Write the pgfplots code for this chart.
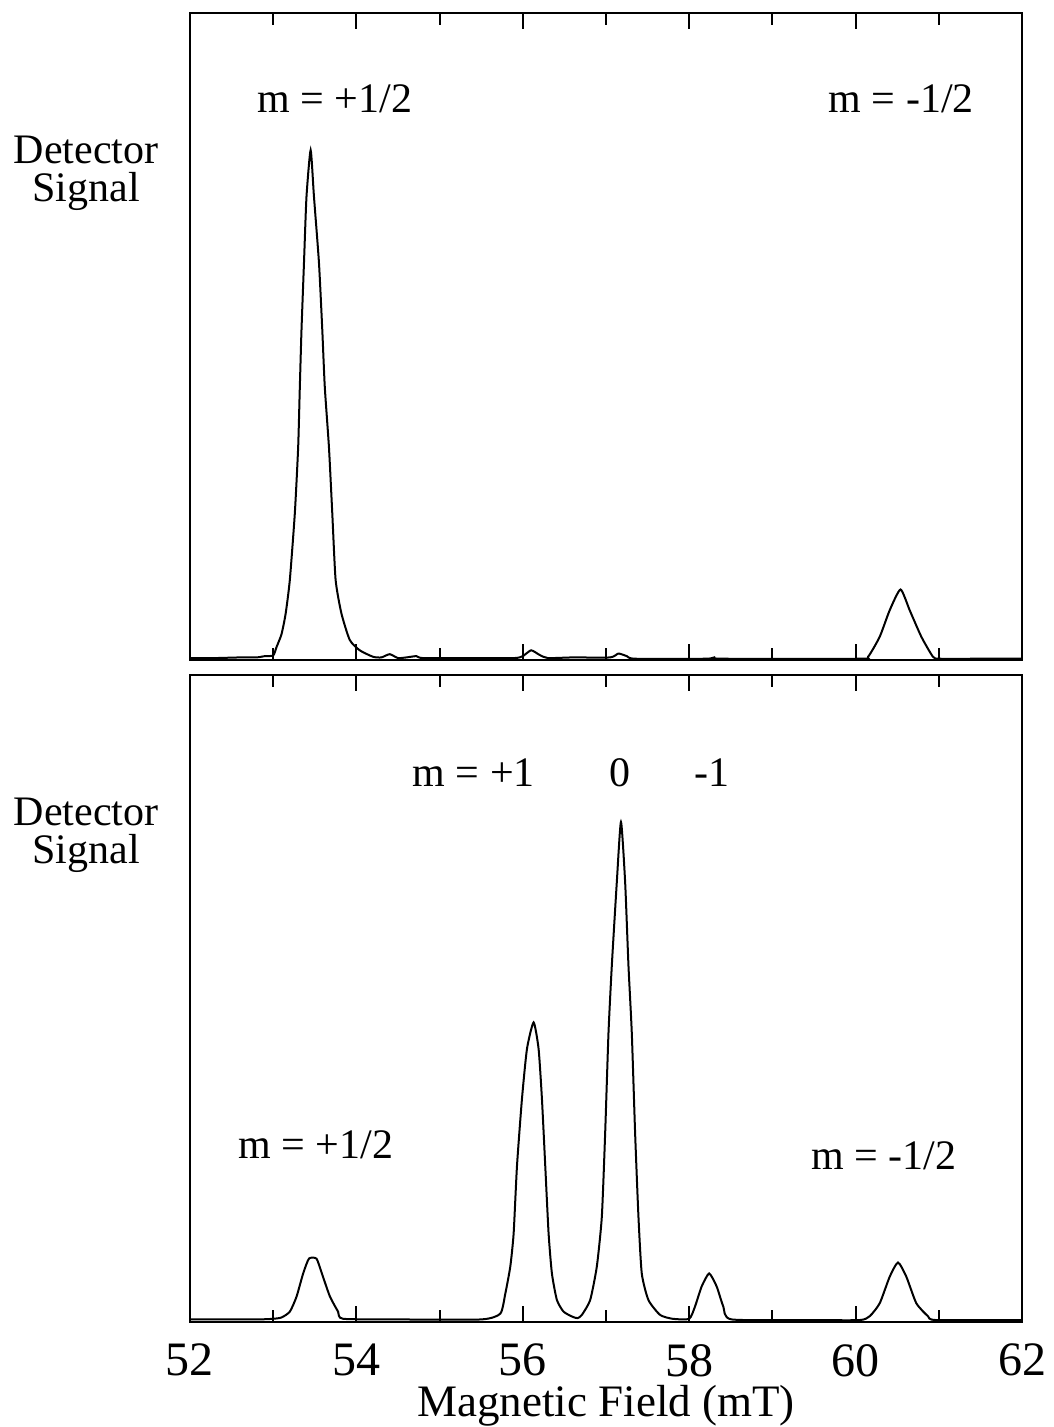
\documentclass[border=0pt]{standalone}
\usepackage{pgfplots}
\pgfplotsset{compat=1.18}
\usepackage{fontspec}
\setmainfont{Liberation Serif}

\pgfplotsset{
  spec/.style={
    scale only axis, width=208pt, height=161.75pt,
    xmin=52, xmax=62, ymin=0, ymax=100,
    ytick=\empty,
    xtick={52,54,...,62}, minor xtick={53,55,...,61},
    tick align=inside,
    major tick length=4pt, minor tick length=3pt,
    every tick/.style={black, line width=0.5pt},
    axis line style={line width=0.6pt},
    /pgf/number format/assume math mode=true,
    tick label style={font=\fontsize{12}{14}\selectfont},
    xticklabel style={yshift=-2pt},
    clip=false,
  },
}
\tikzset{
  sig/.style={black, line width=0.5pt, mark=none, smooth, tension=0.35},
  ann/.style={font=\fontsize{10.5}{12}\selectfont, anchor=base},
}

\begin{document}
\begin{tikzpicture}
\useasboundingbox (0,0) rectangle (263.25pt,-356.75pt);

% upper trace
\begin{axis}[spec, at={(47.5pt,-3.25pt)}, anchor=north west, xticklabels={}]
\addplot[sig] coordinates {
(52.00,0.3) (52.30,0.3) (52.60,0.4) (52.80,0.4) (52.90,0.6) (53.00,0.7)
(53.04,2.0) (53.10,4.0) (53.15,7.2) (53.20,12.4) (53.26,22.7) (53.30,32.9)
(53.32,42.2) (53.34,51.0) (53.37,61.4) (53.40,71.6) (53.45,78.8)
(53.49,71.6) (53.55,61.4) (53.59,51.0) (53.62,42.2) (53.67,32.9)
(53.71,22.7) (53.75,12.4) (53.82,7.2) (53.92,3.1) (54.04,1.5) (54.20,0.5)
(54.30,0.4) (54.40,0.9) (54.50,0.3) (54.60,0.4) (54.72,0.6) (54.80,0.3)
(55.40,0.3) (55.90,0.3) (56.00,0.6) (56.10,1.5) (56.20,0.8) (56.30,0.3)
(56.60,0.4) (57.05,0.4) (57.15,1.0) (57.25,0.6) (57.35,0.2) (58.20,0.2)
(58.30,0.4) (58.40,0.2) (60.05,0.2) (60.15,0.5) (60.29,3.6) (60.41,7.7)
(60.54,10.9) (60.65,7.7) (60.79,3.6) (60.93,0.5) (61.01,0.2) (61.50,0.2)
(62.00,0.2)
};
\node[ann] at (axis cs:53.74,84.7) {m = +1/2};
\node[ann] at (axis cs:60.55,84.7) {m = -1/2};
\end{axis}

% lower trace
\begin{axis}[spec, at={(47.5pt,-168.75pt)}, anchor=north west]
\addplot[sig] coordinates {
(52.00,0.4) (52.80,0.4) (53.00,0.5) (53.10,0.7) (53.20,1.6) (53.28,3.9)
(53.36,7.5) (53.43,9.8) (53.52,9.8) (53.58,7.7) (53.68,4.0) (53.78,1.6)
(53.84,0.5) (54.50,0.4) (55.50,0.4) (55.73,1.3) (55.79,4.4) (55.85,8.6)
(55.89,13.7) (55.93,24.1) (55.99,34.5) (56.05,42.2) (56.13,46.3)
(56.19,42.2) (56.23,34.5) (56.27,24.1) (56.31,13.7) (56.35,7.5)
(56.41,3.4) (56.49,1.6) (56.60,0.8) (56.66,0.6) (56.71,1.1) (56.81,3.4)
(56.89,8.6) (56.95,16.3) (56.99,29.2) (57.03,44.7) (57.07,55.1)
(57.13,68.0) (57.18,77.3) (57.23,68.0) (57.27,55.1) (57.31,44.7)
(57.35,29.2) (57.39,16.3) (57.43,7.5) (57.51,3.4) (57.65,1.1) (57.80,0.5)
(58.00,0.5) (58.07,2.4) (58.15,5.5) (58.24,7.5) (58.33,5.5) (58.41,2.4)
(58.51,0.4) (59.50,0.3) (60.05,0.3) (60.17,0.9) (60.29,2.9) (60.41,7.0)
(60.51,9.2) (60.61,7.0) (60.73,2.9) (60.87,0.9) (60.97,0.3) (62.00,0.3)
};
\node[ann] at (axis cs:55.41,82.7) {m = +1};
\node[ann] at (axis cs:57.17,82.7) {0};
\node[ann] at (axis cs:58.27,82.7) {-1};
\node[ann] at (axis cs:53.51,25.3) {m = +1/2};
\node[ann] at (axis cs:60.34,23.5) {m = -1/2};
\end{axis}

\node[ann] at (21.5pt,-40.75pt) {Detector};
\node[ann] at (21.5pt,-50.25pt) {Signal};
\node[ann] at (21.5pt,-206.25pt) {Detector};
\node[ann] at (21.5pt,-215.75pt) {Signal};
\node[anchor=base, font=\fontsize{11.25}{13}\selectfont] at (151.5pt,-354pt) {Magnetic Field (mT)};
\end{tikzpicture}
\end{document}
★ ★ ★ ★ ★
The problem
Transcribe the whole listing exactly. Pictures are excluded.

Task result
Write the pgfplots code for this chart.
\documentclass[border=0pt]{standalone}
\usepackage{pgfplots}
\pgfplotsset{compat=1.18}
\usepackage{fontspec}
\setmainfont{Liberation Serif}

\pgfplotsset{
  spec/.style={
    scale only axis, width=208pt, height=161.75pt,
    xmin=52, xmax=62, ymin=0, ymax=100,
    ytick=\empty,
    xtick={52,54,...,62}, minor xtick={53,55,...,61},
    tick align=inside,
    major tick length=4pt, minor tick length=3pt,
    every tick/.style={black, line width=0.5pt},
    axis line style={line width=0.6pt},
    /pgf/number format/assume math mode=true,
    tick label style={font=\fontsize{12}{14}\selectfont},
    xticklabel style={yshift=-2pt},
    clip=false,
  },
}
\tikzset{
  sig/.style={black, line width=0.5pt, mark=none, smooth, tension=0.35},
  ann/.style={font=\fontsize{10.5}{12}\selectfont, anchor=base},
}

\begin{document}
\begin{tikzpicture}
\useasboundingbox (0,0) rectangle (263.25pt,-356.75pt);

% upper trace
\begin{axis}[spec, at={(47.5pt,-3.25pt)}, anchor=north west, xticklabels={}]
\addplot[sig] coordinates {
(52.00,0.3) (52.30,0.3) (52.60,0.4) (52.80,0.4) (52.90,0.6) (53.00,0.7)
(53.04,2.0) (53.10,4.0) (53.15,7.2) (53.20,12.4) (53.26,22.7) (53.30,32.9)
(53.32,42.2) (53.34,51.0) (53.37,61.4) (53.40,71.6) (53.45,78.8)
(53.49,71.6) (53.55,61.4) (53.59,51.0) (53.62,42.2) (53.67,32.9)
(53.71,22.7) (53.75,12.4) (53.82,7.2) (53.92,3.1) (54.04,1.5) (54.20,0.5)
(54.30,0.4) (54.40,0.9) (54.50,0.3) (54.60,0.4) (54.72,0.6) (54.80,0.3)
(55.40,0.3) (55.90,0.3) (56.00,0.6) (56.10,1.5) (56.20,0.8) (56.30,0.3)
(56.60,0.4) (57.05,0.4) (57.15,1.0) (57.25,0.6) (57.35,0.2) (58.20,0.2)
(58.30,0.4) (58.40,0.2) (60.05,0.2) (60.15,0.5) (60.29,3.6) (60.41,7.7)
(60.54,10.9) (60.65,7.7) (60.79,3.6) (60.93,0.5) (61.01,0.2) (61.50,0.2)
(62.00,0.2)
};
\node[ann] at (axis cs:53.74,84.7) {m = +1/2};
\node[ann] at (axis cs:60.55,84.7) {m = -1/2};
\end{axis}

% lower trace
\begin{axis}[spec, at={(47.5pt,-168.75pt)}, anchor=north west]
\addplot[sig] coordinates {
(52.00,0.4) (52.80,0.4) (53.00,0.5) (53.10,0.7) (53.20,1.6) (53.28,3.9)
(53.36,7.5) (53.43,9.8) (53.52,9.8) (53.58,7.7) (53.68,4.0) (53.78,1.6)
(53.84,0.5) (54.50,0.4) (55.50,0.4) (55.73,1.3) (55.79,4.4) (55.85,8.6)
(55.89,13.7) (55.93,24.1) (55.99,34.5) (56.05,42.2) (56.13,46.3)
(56.19,42.2) (56.23,34.5) (56.27,24.1) (56.31,13.7) (56.35,7.5)
(56.41,3.4) (56.49,1.6) (56.60,0.8) (56.66,0.6) (56.71,1.1) (56.81,3.4)
(56.89,8.6) (56.95,16.3) (56.99,29.2) (57.03,44.7) (57.07,55.1)
(57.13,68.0) (57.18,77.3) (57.23,68.0) (57.27,55.1) (57.31,44.7)
(57.35,29.2) (57.39,16.3) (57.43,7.5) (57.51,3.4) (57.65,1.1) (57.80,0.5)
(58.00,0.5) (58.07,2.4) (58.15,5.5) (58.24,7.5) (58.33,5.5) (58.41,2.4)
(58.51,0.4) (59.50,0.3) (60.05,0.3) (60.17,0.9) (60.29,2.9) (60.41,7.0)
(60.51,9.2) (60.61,7.0) (60.73,2.9) (60.87,0.9) (60.97,0.3) (62.00,0.3)
};
\node[ann] at (axis cs:55.41,82.7) {m = +1};
\node[ann] at (axis cs:57.17,82.7) {0};
\node[ann] at (axis cs:58.27,82.7) {-1};
\node[ann] at (axis cs:53.51,25.3) {m = +1/2};
\node[ann] at (axis cs:60.34,23.5) {m = -1/2};
\end{axis}

\node[ann] at (21.5pt,-40.75pt) {Detector};
\node[ann] at (21.5pt,-50.25pt) {Signal};
\node[ann] at (21.5pt,-206.25pt) {Detector};
\node[ann] at (21.5pt,-215.75pt) {Signal};
\node[anchor=base, font=\fontsize{11.25}{13}\selectfont] at (151.5pt,-354pt) {Magnetic Field (mT)};
\end{tikzpicture}
\end{document}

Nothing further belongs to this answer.